All Clud / Dumbarton Rock

All Clud  / Dumbarton Rock
All Clud / Dumbarton Rock

Wednesday, 30 March 2016

Who were the Cumbrians?

The Anglo-Saxon Chronicle in Latin uses the term Cumbri for the people it describes in Old English as Strecledwalas ­ [7]. These were the Strathclyde Welsh.  The word Welsh is an Anglo-Saxon term for a Briton - the people who inhabited the island of Britain when the Germanic tribes first arrived here. We see the term in the names Wales and Cornwall. In their own language, the Britons had first called themselves Brythoniaid and their language Brythoneg - the Bretons still call their language Brezhoneg which is this term exactly.  Later, in Wales and Cumbria the Britons (though not in Cornwall or Brittany) took to calling themselves Cymry or perhaps in Cumbria Cömbri  -  meaning something like "The Compatriots" or simply  "Our Folk".

Edmonds sees the emergence of this terminology  as happening around the 10th Century when the rulers of the Cumbrians saw themselves and their people as still a separate ethnic group [7].

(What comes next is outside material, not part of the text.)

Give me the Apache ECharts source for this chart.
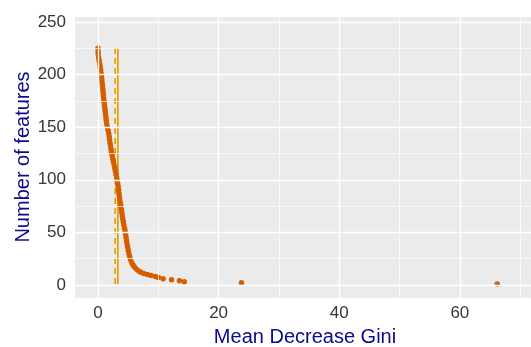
<!DOCTYPE html>
<html>
<head>
<meta charset="utf-8">
<script src="https://cdn.jsdelivr.net/npm/echarts@6/dist/echarts.min.js"></script>
<style>html,body{margin:0;padding:0;background:#fff;}#c{width:531px;height:347px;}</style>
</head>
<body>
<div id="c"></div>
<script>
// Number of features (y) vs Mean Decrease Gini threshold (x)
var featureCount = [225,222,219,216,213,210,207,204,201,198,195,192,189,186,183,180,177,174,171,168,165,162,159,156,153,150,147,144,141,138,135,132,129,126,123,120,117,114,111,108,105,102,99,96,93,90,87,84,81,78,75,72,69,66,63,60,57,54,51,48,45,42,39,36,33,30,27,24,21,19,17,15,13,12,11,10,9,8,7,6,5,4,3,2,1];
var giniValue = [0.00,0.02,0.05,0.10,0.20,0.30,0.38,0.45,0.52,0.58,0.64,0.70,0.75,0.80,0.85,0.90,0.95,1.02,1.08,1.14,1.20,1.26,1.32,1.38,1.45,1.55,1.68,1.78,1.86,1.92,2.00,2.08,2.16,2.26,2.36,2.46,2.56,2.68,2.80,2.90,3.00,3.10,3.20,3.28,3.36,3.42,3.48,3.55,3.62,3.70,3.78,3.86,3.94,4.02,4.10,4.20,4.30,4.40,4.50,4.58,4.66,4.74,4.82,4.92,5.02,5.12,5.25,5.40,5.60,5.80,6.05,6.40,6.80,7.10,7.60,8.20,8.80,9.50,10.00,10.80,12.20,13.50,14.30,23.80,66.20];
var dashedLineX = 2.85;
var solidLineX = 3.3;
var lineSpan = [1, 225];
var xTicks = [0, 20, 40, 60];
var xMinor = [10, 30, 50, 70];
var yTicks = [0, 50, 100, 150, 200, 250];
var yMinor = [25, 75, 125, 175, 225];
var xTitle = 'Mean Decrease Gini';
var yTitle = 'Number of features';

var pts = giniValue.map(function (v, i) { return [v, featureCount[i]]; });
function vline(x) { return [[x, lineSpan[0]], [x, lineSpan[1]]]; }

var gridMarks = [];
xTicks.forEach(function (v) { gridMarks.push({ xAxis: v, lineStyle: { width: 1.4 } }); });
xMinor.forEach(function (v) { gridMarks.push({ xAxis: v, lineStyle: { width: 0.7 } }); });
yTicks.forEach(function (v) { gridMarks.push({ yAxis: v, lineStyle: { width: 1.4 } }); });
yMinor.forEach(function (v) { gridMarks.push({ yAxis: v, lineStyle: { width: 0.7 } }); });

var chart = echarts.init(document.getElementById('c'), null, { renderer: 'canvas' });
chart.setOption({
  animation: false,
  grid: { left: 75, right: 0, top: 17, bottom: 49, show: true, backgroundColor: '#EBEBEB', borderWidth: 0 },
  xAxis: {
    type: 'value', min: -3.81, max: 71.8,
    axisLine: { show: false },
    splitLine: { show: false },
    axisTick: { show: true, length: 4, customValues: xTicks, lineStyle: { color: '#333', width: 1 } },
    axisLabel: { customValues: xTicks, color: '#363636', fontSize: 17, fontFamily: 'Liberation Sans', margin: 7 }
  },
  yAxis: {
    type: 'value', min: -12.4, max: 254.7,
    axisLine: { show: false },
    splitLine: { show: false },
    axisTick: { show: true, length: 6, customValues: yTicks, lineStyle: { color: '#333', width: 1 } },
    axisLabel: { customValues: yTicks, color: '#363636', fontSize: 17, fontFamily: 'Liberation Sans', margin: 9 }
  },
  series: [
    {
      type: 'line', data: [], z: 1, silent: true,
      markLine: { silent: true, symbol: 'none', label: { show: false }, animation: false,
        lineStyle: { color: '#FFFFFF', type: 'solid' }, data: gridMarks }
    },
    { type: 'line', data: vline(dashedLineX), z: 2, symbol: 'none', lineStyle: { color: '#E69F00', width: 1.7, type: [6, 4] } },
    { type: 'line', data: vline(solidLineX), z: 2, symbol: 'none', lineStyle: { color: '#E69F00', width: 1.7 } },
    { type: 'scatter', data: pts, z: 3, symbolSize: 5.5, itemStyle: { color: '#D55E00', opacity: 1 } }
  ],
  graphic: [
    { type: 'text', style: { text: xTitle, fill: '#0A0A8C', font: '20px "Liberation Sans"', textAlign: 'center', textVerticalAlign: 'middle' }, x: 305, y: 337 },
    { type: 'text', style: { text: yTitle, fill: '#0A0A8C', font: '20px "Liberation Sans"', textAlign: 'center', textVerticalAlign: 'middle' }, x: 23, y: 157, rotation: Math.PI / 2 }
  ]
});
</script>
</body>
</html>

In Camden's Britannia in 1586, Camden visited Cumberland and says "…Cumberland; in Latin Cumbria [and in Saxon Cumbraland and Cumer-land]… It had the name from the Inhabitants; who were the true and genuine Britons and called themselves in their own language Kumbria or Kambri."  He goes on to give examples of names of places which are purely British in language such as Caer-luel, Caer-dronoc, Pen-rith, Pen-rodoc.

The political heartland of the Cumbrian kingdom was around Glasgow, with royal centres at Partick (Pertig) and then Govan (Gofan), (I give names in my best guess at their Cumbric original and a Welsh speaker will see dialectal differences from Welsh) but it possibly extended up towards Clach nam Breatann (The Britons' Stone) past the northern end of Loch Lomond. Its see was at Glasgow (Glasgau) and its "patron saint" was St Kentigern or Mungo. Cumbric place names extend west into Ayrshire (Strad Aeron), and it may have controlled Carrick (Cerrig?) for a while. Cumbric place-names are common in Lanarkshire (Llanerc), West and Mid Lothian (Lleuddion), Peebles (Pebyll), extending south down the Clyde  (Clud) Valley into Nithsdale (Strad Nidd) and Dumfries (Dinpres) and south past Carlisle (Caer Lywel) into Allerdale and south to where Copeland has Cumbric names as far south as Ravenglass (Rhenglas), then east across towards Penrith (Penrhudd or Penrhed) and down the Eden Valley to Mallerstang (Meilfre) and the traditional south eastern boundary on Stainmore.

David's Inquisition shows that he considered South East Scotland including Teviotdale as being within the bounds of the Kingdom of Cumbria. However, Cumbric place-names are not very common in that area. Edmonds cites Dauvit Brown's view that this area was given to the Cumbrian kings after they supported the Scots to defeat the Northumbrians at the Battle of Carham in 1018, at which  the Cumbrian king Owen the Bald was killed.  

By the time David I became Prince of the Cumbrians in 1113, the Principality was not wholly Cumbric speaking. In the prologue to his Inquisition he says that people from different nations lived there and these would be ethnically English, Gaels, Norse people as well as the Cumbrian Britons.  David I was an Anglo-Norman, despite his descent from the Gaelic kings of Alba. 


The English counties of Cumberland and Westmorland were created in 1176-7 [6] and persisted until they were absorbed into the modern county of Cumbria in 1974.